**WORK TO DO:** Locate each line holding the string "this" and copy it.

**Code that draws figures:**
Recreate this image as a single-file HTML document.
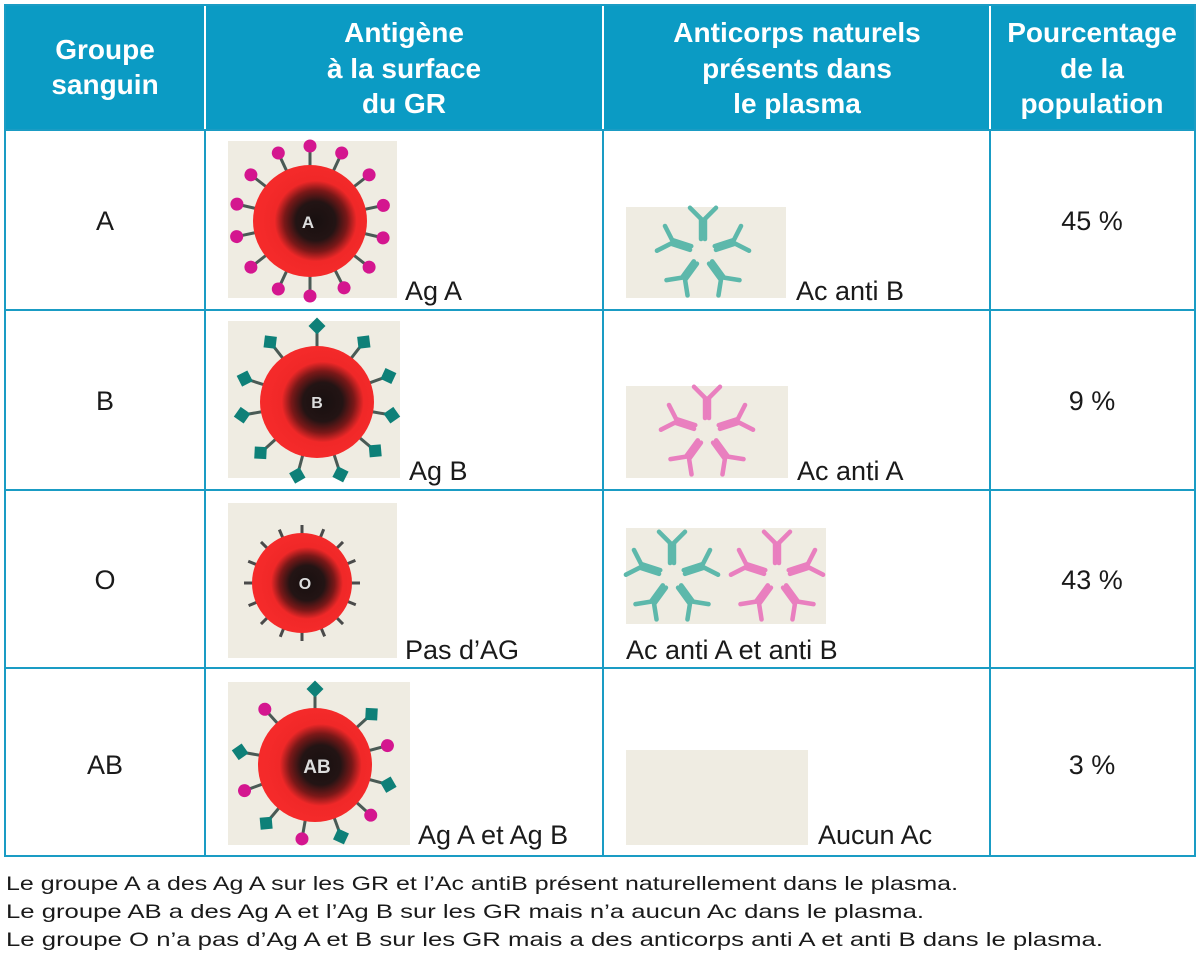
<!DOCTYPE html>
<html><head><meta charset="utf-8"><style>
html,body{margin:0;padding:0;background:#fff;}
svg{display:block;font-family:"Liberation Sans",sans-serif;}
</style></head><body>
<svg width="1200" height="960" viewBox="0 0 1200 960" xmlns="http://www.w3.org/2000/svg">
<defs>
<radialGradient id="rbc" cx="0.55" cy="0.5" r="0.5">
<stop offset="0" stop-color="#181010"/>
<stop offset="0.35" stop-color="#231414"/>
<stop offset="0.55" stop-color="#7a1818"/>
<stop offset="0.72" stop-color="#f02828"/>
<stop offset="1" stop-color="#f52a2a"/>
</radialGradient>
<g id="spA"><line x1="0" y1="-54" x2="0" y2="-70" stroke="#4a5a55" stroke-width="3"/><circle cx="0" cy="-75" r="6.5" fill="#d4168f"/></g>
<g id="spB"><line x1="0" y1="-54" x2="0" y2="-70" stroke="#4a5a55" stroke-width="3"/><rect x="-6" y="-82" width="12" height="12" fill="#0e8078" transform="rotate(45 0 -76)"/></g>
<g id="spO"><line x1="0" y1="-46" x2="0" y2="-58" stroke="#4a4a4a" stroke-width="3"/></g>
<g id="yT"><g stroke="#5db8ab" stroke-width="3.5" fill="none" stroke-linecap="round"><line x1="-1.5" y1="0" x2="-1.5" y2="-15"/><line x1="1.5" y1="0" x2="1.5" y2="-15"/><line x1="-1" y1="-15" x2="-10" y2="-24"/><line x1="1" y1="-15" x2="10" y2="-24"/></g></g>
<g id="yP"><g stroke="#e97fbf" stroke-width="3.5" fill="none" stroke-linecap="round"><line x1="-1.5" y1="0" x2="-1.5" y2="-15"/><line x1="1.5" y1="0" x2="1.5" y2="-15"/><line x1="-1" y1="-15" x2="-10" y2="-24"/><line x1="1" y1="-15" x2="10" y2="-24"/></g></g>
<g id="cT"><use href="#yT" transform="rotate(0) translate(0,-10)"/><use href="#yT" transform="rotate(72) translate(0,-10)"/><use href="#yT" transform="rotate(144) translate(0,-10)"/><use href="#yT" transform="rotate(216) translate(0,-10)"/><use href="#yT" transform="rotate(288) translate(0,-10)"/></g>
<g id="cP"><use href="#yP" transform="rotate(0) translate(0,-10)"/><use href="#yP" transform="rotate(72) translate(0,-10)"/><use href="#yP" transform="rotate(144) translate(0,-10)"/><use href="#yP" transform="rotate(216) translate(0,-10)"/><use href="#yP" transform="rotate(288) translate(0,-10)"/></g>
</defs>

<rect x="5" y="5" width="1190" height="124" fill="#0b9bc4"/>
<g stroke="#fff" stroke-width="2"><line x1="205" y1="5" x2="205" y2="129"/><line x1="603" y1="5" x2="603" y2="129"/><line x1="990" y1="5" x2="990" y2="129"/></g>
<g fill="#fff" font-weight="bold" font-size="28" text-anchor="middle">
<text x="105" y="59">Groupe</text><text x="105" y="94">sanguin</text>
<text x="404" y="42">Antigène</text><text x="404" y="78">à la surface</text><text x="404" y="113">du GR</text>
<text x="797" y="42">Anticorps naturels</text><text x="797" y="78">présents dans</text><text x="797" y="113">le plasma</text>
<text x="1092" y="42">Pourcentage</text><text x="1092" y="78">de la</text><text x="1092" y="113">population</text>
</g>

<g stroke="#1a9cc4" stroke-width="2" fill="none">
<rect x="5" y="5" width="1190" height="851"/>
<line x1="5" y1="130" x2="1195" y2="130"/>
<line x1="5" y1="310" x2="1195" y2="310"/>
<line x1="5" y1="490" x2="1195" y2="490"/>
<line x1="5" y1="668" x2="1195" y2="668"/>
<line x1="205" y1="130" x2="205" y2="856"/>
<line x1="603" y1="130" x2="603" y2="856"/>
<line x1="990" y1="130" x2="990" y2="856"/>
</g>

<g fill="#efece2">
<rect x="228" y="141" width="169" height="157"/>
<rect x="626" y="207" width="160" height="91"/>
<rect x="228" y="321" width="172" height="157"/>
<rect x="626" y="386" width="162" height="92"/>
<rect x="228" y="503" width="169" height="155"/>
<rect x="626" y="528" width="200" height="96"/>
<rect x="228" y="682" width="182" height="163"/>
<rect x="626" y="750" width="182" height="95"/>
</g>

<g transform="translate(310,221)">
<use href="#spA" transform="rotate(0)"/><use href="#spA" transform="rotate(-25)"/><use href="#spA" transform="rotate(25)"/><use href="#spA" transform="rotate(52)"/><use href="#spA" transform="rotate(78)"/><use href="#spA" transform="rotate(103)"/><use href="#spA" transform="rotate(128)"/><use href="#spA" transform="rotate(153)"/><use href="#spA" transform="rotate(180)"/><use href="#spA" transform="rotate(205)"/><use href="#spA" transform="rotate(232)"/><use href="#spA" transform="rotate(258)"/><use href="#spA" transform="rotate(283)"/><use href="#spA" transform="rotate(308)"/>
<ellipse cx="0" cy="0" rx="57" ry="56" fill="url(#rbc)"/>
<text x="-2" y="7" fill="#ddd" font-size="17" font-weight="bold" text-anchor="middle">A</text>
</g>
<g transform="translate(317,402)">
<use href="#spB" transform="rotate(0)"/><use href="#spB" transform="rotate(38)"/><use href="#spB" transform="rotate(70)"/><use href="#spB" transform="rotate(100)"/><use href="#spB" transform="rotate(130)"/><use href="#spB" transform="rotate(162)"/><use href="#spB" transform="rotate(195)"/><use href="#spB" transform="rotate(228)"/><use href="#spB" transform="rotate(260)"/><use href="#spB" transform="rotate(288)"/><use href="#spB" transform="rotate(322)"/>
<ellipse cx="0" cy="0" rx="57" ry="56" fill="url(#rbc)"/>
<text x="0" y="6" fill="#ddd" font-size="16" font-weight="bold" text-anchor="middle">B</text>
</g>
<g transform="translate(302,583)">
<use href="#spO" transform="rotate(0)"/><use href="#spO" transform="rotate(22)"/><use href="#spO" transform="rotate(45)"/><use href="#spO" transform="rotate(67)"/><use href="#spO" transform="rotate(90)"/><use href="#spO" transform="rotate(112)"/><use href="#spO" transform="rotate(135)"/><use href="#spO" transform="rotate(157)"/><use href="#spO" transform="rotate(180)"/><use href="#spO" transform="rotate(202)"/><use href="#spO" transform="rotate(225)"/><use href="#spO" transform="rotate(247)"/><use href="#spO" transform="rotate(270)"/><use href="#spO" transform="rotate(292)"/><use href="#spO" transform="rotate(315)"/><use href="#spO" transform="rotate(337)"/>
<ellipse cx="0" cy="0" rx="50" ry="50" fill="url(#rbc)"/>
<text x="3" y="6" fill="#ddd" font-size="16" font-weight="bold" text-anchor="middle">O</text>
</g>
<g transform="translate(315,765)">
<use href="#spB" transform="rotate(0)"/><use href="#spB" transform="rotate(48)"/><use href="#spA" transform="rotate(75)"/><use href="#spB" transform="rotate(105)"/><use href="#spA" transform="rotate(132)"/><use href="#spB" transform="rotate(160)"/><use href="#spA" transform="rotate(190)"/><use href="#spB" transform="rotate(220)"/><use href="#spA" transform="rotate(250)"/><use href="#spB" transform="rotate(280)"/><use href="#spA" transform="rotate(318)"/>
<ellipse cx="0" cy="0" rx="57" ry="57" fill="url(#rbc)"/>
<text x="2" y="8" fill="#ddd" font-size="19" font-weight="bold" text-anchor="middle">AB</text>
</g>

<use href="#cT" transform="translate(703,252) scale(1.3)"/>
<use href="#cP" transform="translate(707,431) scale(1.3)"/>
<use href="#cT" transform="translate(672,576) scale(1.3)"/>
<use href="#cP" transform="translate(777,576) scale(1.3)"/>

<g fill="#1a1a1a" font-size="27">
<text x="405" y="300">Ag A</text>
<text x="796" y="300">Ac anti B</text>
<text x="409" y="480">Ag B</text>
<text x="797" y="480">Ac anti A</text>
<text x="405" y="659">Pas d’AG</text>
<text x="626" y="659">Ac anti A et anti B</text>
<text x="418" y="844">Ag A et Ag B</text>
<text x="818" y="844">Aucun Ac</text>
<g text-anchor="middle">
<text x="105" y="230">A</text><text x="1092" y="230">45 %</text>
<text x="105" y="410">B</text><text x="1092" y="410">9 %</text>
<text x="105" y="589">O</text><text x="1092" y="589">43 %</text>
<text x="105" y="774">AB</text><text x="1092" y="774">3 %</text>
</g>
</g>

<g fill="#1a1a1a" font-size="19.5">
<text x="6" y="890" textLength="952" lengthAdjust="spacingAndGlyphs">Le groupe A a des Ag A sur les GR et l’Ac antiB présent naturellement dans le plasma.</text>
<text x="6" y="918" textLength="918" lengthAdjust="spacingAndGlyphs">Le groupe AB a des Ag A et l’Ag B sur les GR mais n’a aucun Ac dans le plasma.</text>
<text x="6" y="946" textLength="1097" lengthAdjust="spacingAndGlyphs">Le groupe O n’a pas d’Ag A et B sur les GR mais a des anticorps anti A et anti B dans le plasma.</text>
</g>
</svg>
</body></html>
--
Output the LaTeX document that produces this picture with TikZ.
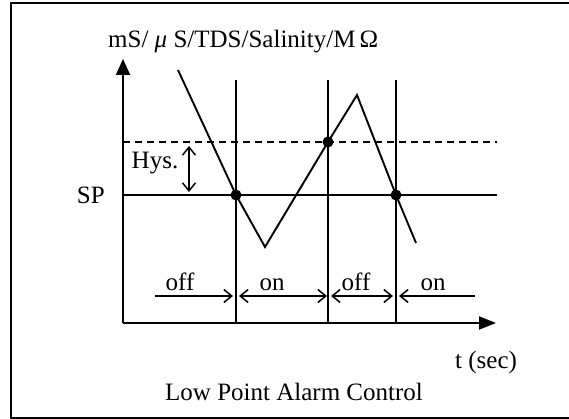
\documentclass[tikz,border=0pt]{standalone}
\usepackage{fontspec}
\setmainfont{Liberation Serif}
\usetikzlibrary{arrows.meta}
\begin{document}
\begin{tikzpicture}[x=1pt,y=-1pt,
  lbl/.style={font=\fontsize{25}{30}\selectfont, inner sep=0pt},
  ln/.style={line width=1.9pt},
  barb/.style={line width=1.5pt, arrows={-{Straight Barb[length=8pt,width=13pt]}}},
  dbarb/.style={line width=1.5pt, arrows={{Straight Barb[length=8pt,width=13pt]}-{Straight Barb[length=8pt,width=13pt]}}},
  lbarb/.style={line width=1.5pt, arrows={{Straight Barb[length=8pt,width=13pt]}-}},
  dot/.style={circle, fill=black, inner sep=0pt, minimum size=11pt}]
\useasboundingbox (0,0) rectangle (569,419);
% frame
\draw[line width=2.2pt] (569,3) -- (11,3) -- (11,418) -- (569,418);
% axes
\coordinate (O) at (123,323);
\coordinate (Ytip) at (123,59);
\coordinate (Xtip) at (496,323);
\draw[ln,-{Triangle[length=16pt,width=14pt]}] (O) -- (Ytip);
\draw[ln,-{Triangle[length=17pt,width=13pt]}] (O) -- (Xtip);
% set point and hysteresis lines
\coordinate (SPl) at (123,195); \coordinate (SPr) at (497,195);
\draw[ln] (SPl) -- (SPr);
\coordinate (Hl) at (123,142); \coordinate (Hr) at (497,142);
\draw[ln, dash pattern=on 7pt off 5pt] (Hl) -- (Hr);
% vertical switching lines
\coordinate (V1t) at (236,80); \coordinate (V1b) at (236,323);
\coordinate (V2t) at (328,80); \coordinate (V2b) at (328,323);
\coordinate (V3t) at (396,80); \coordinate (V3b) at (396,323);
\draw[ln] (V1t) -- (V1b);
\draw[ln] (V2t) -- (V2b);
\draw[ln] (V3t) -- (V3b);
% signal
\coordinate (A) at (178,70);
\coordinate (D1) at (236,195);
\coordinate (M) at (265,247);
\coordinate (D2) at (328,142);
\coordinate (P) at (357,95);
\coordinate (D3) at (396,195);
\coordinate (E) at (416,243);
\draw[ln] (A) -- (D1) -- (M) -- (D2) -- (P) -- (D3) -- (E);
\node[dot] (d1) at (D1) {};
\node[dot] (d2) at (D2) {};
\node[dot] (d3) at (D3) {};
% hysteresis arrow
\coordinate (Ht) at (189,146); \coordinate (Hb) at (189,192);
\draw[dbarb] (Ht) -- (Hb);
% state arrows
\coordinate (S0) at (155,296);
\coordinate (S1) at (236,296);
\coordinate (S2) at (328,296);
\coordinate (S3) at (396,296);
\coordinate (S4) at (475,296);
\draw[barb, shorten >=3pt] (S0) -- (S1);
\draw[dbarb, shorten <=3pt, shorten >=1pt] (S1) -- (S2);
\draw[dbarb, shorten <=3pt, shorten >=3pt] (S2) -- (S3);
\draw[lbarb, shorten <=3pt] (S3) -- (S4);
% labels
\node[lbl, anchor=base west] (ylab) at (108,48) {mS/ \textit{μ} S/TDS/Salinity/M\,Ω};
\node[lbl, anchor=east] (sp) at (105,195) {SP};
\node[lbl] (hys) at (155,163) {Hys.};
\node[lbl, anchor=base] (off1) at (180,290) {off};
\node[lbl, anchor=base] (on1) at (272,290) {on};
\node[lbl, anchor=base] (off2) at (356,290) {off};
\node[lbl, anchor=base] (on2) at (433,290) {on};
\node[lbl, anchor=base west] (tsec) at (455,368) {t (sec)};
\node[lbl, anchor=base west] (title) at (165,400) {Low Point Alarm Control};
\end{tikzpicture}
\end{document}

**FINISHED TASK:**
Recreate this image as a single-file HTML document.
Output the LaTeX document that produces this picture with TikZ.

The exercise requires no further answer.